OPHÉLIE JOMAT : Oui, ça, ça serait un piège. Déjà, c'est malhonnête, ça s'appelle du plagiat de recopier un texte qui n'est pas de soi. Et puis il faut votre résumé à vous, avec vos mots à vous. »

[Fin de l’extrait]

L'intérêt de la diffusion d'un podcast littéraire, déjà au sein du collège, c'est aussi de créer une émulation entre les classes et les élèves. Parce que c'est vrai que quand je leur présente la chaîne, je leur dis que l'intérêt, après, si c'est réussi et que j'ai leur autorisation et celle de leur famille, [est que] ça va être diffusé. Mais je peux le diffuser, par exemple à tous les cinquièmes, à tous les élèves du collège. Et ils aiment bien quand leurs camarades leur font un retour : « Ah je t’ai entendu sur Pod Acacias, c'était pas mal, ça m'a donné envie de lire le livre. » Donc ça, c'est vrai que c'est aussi une valorisation de leur travail auprès des pairs et le but c'est aussi qu'ils incitent les autres à lire. Bon, ça marche quelquefois, on a des petits retours comme ceux-là.

Il y a aussi [une poursuite du travail] d'une année sur l'autre. Une année, il y avait une collègue, qui était TZR [titulaire sur zone de remplacement] et qui a passé un an aux Acacias, et les élèves qu'elle avait en 5e lui ont dit : « L'année dernière, avec Madame Jomat, on avait fait un podcast, on aimerait bien [recommencer]. » Et du coup ça lui a donné l'idée.
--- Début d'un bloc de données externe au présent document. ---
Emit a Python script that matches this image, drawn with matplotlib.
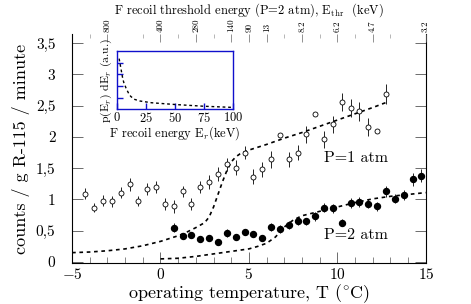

Et, à leur tour, ils ont créé des podcasts avec cette collègue qui a participé au projet. Ça fait 22 ans que j'enseigne et, justement, ce sont des projets comme ceux-là, comme par exemple la création d'une chaîne de podcasts ou d'autres projets que je peux mener par ailleurs – numériques ou non –, qui me motivent en général et qui entraînent mes élèves. Je crois beaucoup à la pédagogie de projet et c'est vrai que quand on voit tout simplement le sourire des élèves ou le plaisir qu'ils ont dans la créativité, ça donne envie de continuer à enseigner tout simplement.